Так что, завершив тяжёлую цепочку бесед, Марфа засела за ответное письмо супругу, в котором доносила ему важнейшие сведения о том, что он «охренел в корень», «потерял связь с реальностью» и что для любых работ требуются люди, их выполняющие. И было бы очень неплохо, если бы он, такой из себя умный, вместе с грандиозными планами и со своими указаниями присылал ещё и тех, кто трудиться станет над их исполнением.
Без мата и явного хамства, но очень едкое и язвительное письмо получилось. В первую очередь из‑за того, что супруга точно и детально описывала в нём, сколько у неё людей, их распределение по подразделениям и нагрузку, которая ложится на их плечи.
Дописала.
И отправила незамедлительно с людьми мужа, которые по её просьбе дожидались ответа. Впрочем, без сильной надежды на успех. Она прекрасно понимала демографическую обстановку в Туле и ситуацию на рынке труда.
Людей в Туле и так‑то было небогато, а после 1552 года их вообще стало шаром покати. Слишком уж сильно порезвились татары. Потихоньку, конечно, шло восстановление демографии. Но именно что потихоньку. И найти две‑три сотни человек, без которых не обойтись, было тупо негде. А это минимум. Так‑то, конечно, людей требовалось больше…
– Ну что ты переживаешь? – успокаивала её жена кузнеца. – Супруг твой не дурак. За что ему тебя ругать?
– Государь с него спросит, ежели не справится.
– Разве?
– Он написал – дело Государево! – назидательно подняла Марфа указательный палец. – Если бы это не было важно, то он так бы не писал.
– Разве Государь не ведает, что у супруга твоего людей для таких дел нет? – удивилась женщина.
– Разве это заботы Государя? – горько усмехнулась Марфа.

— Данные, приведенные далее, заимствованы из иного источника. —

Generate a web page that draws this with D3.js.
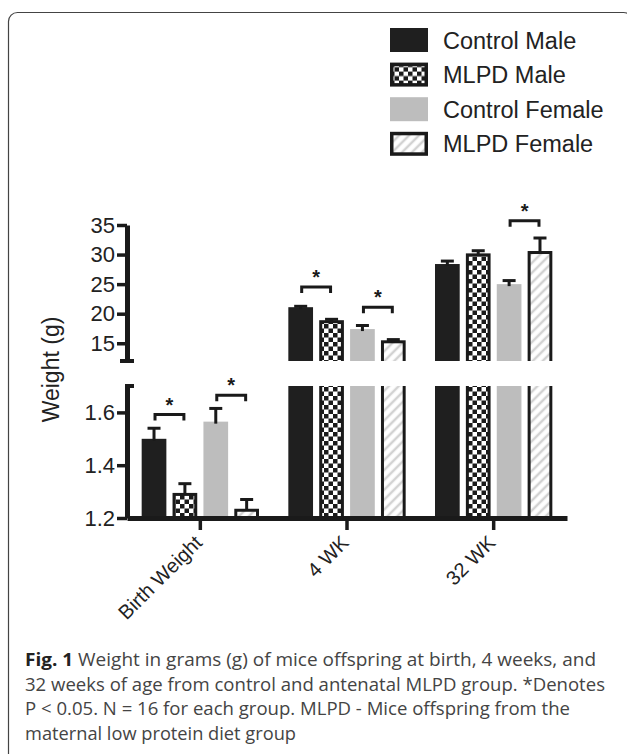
<!DOCTYPE html>
<html>
<head>
<meta charset="utf-8">
<script src="https://cdn.jsdelivr.net/npm/d3@7"></script>
<style>
  body { margin: 0; background: #fff; }
  svg { display: block; }
</style>
</head>
<body>
<div id="chart"></div>
<script>
// Data
const groups = ["Birth Weight", "4 WK", "32 WK"];
const seriesNames = ["Control Male", "MLPD Male", "Control Female", "MLPD Female"];
const controlMale = [1.50, 21.1, 28.4];
const mlpdMale = [1.295, 18.9, 30.2];
const controlFemale = [1.565, 17.4, 25.0];
const mlpdFemale = [1.235, 15.5, 30.6];
const semControlMale = [0.04, 0.15, 0.5];
const semMlpdMale = [0.035, 0.15, 0.45];
const semControlFemale = [0.05, 0.6, 0.6];
const semMlpdFemale = [0.035, 0.12, 2.2];
const upperTicks = [15, 20, 25, 30, 35];
const lowerTicks = [1.2, 1.4, 1.6];
// significance brackets: group, first series, second series, bracket level (g)
const sigGroup = ["Birth Weight", "Birth Weight", "4 WK", "4 WK", "32 WK"];
const sigFrom = [0, 2, 0, 2, 2];
const sigTo = [1, 3, 1, 3, 3];
const sigLevel = [1.592, 1.665, 24.5, 21.1, 35.7];

const means = [controlMale, mlpdMale, controlFemale, mlpdFemale];
const sems = [semControlMale, semMlpdMale, semControlFemale, semMlpdFemale];

const W = 627, H = 754;
const ink = "#1a1a1a";
const font = "Liberation Sans, Arial, Helvetica, sans-serif";
const svg = d3.select("#chart").append("svg").attr("width", W).attr("height", H);

// patterns
const defs = svg.append("defs");
const checker = defs.append("pattern").attr("id", "checker")
  .attr("patternUnits", "userSpaceOnUse").attr("width", 9).attr("height", 9);
checker.append("rect").attr("width", 9).attr("height", 9).attr("fill", "#fff");
checker.append("rect").attr("width", 4.5).attr("height", 4.5).attr("fill", ink);
checker.append("rect").attr("x", 4.5).attr("y", 4.5).attr("width", 4.5).attr("height", 4.5).attr("fill", ink);

const hatch = defs.append("pattern").attr("id", "hatch")
  .attr("patternUnits", "userSpaceOnUse").attr("width", 7).attr("height", 7)
  .attr("patternTransform", "rotate(45)");
hatch.append("rect").attr("width", 7).attr("height", 7).attr("fill", "#fff");
hatch.append("line").attr("x1", 2).attr("x2", 2).attr("y1", 0).attr("y2", 7)
  .attr("stroke", "#d2d2d2").attr("stroke-width", 2.5);

const fills = ["#1f1f1f", "url(#checker)", "#bdbdbd", "url(#hatch)"];
const outlined = [false, true, false, true];

// frame
svg.append("rect").attr("x", 8.5).attr("y", 12.5).attr("width", 624).attr("height", 800)
  .attr("rx", 9).attr("fill", "none").attr("stroke", "#444").attr("stroke-width", 1.2);

// scales
const x0 = d3.scaleBand().domain(groups).range([127, 567]).paddingInner(0.2).paddingOuter(0.1);
const x1 = d3.scaleBand().domain(d3.range(4)).range([0, x0.bandwidth()]).paddingInner(0.2);
const yUpper = d3.scaleLinear().domain([12, 35]).range([361, 225]);
const yLower = d3.scaleLinear().domain([1.2, 1.7]).range([518, 386]);
const lowerMax = yLower.domain()[1];

defs.append("clipPath").attr("id", "clipUpper").append("rect")
  .attr("x", 0).attr("y", 0).attr("width", W).attr("height", yUpper(yUpper.domain()[0]));
defs.append("clipPath").attr("id", "clipLower").append("rect")
  .attr("x", 0).attr("y", yLower(lowerMax)).attr("width", W)
  .attr("height", yLower(yLower.domain()[0]) - yLower(lowerMax));

// build bar records
const bars = [];
groups.forEach((g, gi) => {
  means.forEach((arr, si) => {
    bars.push({ group: g, s: si, value: arr[gi], sem: sems[si][gi] });
  });
});

const gUpper = svg.append("g").attr("clip-path", "url(#clipUpper)");
const gLower = svg.append("g").attr("clip-path", "url(#clipLower)");

function drawBar(sel, d, top, bottom) {
  const bx = x0(d.group) + x1(d.s);
  const bw = x1.bandwidth();
  const ins = outlined[d.s] ? 1.5 : 0;
  sel.append("rect")
    .attr("x", bx + ins).attr("width", bw - 2 * ins)
    .attr("y", top + ins).attr("height", Math.max(0, bottom - top - ins))
    .attr("fill", fills[d.s])
    .attr("stroke", outlined[d.s] ? ink : "none")
    .attr("stroke-width", 3);
}

bars.forEach(d => {
  if (d.value > lowerMax) {
    drawBar(gUpper, d, yUpper(d.value), yUpper.range()[0] + 10);
    drawBar(gLower, d, yLower(lowerMax) - 10, yLower.range()[0]);
  } else {
    drawBar(gLower, d, yLower(d.value), yLower.range()[0]);
  }
});

// error bars (upper only)
const errG = svg.append("g").attr("stroke", ink).attr("stroke-width", 3);
bars.forEach(d => {
  const y = d.value > lowerMax ? yUpper : yLower;
  const cx = x0(d.group) + x1(d.s) + x1.bandwidth() / 2;
  const top = y(d.value + d.sem);
  errG.append("line").attr("x1", cx).attr("x2", cx).attr("y1", y(d.value) + 2).attr("y2", top);
  errG.append("line").attr("x1", cx - 6.5).attr("x2", cx + 6.5).attr("y1", top).attr("y2", top);
});

// significance brackets
const sigG = svg.append("g");
sigGroup.forEach((g, i) => {
  const gi = groups.indexOf(g);
  const y = means[0][gi] > lowerMax ? yUpper : yLower;
  const xa = x0(g) + x1(sigFrom[i]) + x1.bandwidth() / 2 + 1;
  const xb = x0(g) + x1(sigTo[i]) + x1.bandwidth() / 2 - 1;
  const yy = y(sigLevel[i]);
  sigG.append("path")
    .attr("d", `M${xa},${yy + 6}V${yy}H${xb}V${yy + 6}`)
    .attr("fill", "none").attr("stroke", ink).attr("stroke-width", 3);
  sigG.append("text").attr("x", (xa + xb) / 2).attr("y", yy - 3)
    .attr("text-anchor", "middle")
    .style("font-family", font)
    .style("font-size", "20px").style("font-weight", "bold").style("fill", ink)
    .text("*");
});

// axes
function styleAxis(g) {
  g.select(".domain").style("stroke", ink).style("stroke-width", "5px");
  g.selectAll(".tick line").style("stroke", ink).style("stroke-width", "3.5px");
  g.selectAll(".tick text").style("font-family", font).style("font-size", "22px").style("fill", "#222");
}
const axX = 127;
svg.append("g").attr("transform", `translate(${axX},0)`)
  .call(d3.axisLeft(yUpper).tickValues(upperTicks).tickSize(10).tickSizeOuter(0).tickPadding(2))
  .call(styleAxis);
svg.append("g").attr("transform", `translate(${axX},0)`)
  .call(d3.axisLeft(yLower).tickValues(lowerTicks).tickFormat(d3.format(".1f")).tickSize(10).tickSizeOuter(0).tickPadding(2))
  .call(styleAxis);

// break caps
svg.append("line").attr("x1", axX - 7).attr("x2", axX + 7)
  .attr("y1", yUpper.range()[0]).attr("y2", yUpper.range()[0])
  .attr("stroke", ink).attr("stroke-width", 4);
svg.append("line").attr("x1", axX - 2).attr("x2", axX + 7)
  .attr("y1", yLower(lowerMax)).attr("y2", yLower(lowerMax))
  .attr("stroke", ink).attr("stroke-width", 4);

const xAxisG = svg.append("g").attr("transform", `translate(0,${yLower.range()[0]})`)
  .call(d3.axisBottom(x0).tickSize(12).tickSizeOuter(0))
  .call(styleAxis);
xAxisG.selectAll(".tick text")
  .attr("x", 0).attr("y", 0).attr("dy", 0)
  .style("font-size", "20px")
  .attr("text-anchor", "end")
  .attr("transform", "translate(3,26) rotate(-45)");

// y label
svg.append("text")
  .attr("transform", `translate(59,${(yUpper(35) + yLower(1.2)) / 2 - 2}) rotate(-90)`)
  .attr("text-anchor", "middle")
  .style("font-family", font)
  .style("font-size", "23px").style("fill", "#222")
  .text("Weight (g)");

// legend
const legend = svg.append("g").attr("transform", "translate(390,28)");
seriesNames.forEach((name, i) => {
  const row = legend.append("g").attr("transform", `translate(0,${i * 34.6})`);
  const ins = outlined[i] ? 1.75 : 0;
  row.append("rect").attr("x", ins).attr("y", ins)
    .attr("width", 38 - 2 * ins).attr("height", 24 - 2 * ins)
    .attr("fill", fills[i])
    .attr("stroke", outlined[i] ? ink : "none").attr("stroke-width", 3.5);
  row.append("text").attr("x", 53).attr("y", 20.5)
    .style("font-family", font)
    .style("font-size", "23.5px").style("fill", "#222")
    .text(name);
});

// caption
const captionLines = [
  " Weight in grams (g) of mice offspring at birth, 4 weeks, and",
  "32 weeks of age from control and antenatal MLPD group. *Denotes",
  "P < 0.05. N = 16 for each group. MLPD - Mice offspring from the",
  "maternal low protein diet group"
];
const captionWidths = [571, 580, 545, 271];
captionLines.forEach((line, i) => {
  const t = svg.append("text").attr("x", 25).attr("y", 666 + i * 24.5)
    .attr("textLength", captionWidths[i]).attr("lengthAdjust", "spacingAndGlyphs")
    .style("font-family", "Open Sans, sans-serif")
    .style("font-size", "18px").style("fill", "#444");
  if (i === 0) t.append("tspan").style("font-weight", "bold").style("fill", "#222").text("Fig. 1");
  t.append("tspan").text(line);
});
</script>
</body>
</html>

[1] Пчёлы были одомашнены человеком 2–3 тысячи лет до н. э. И содержались в неразборных ульях самого разного толка – глиняные кувшины, колоды и так далее. На западе Евразии такое пчеловодство практиковалось только в зоне Средиземноморской цивилизации, да и то ограниченно. Остальная Европа и особенно её восток практиковали бортничество – сбор мёда диких пчёл. Первый в мире разборный улей был изобретён в 1789 году, это был книжный улей швейцарца Гюбера. Первый в мире рамочный улей был изобретён П.И. Прокоповичем и открыл, по сути, веху современного пчеловодства, выведя его на качественно новый уровень.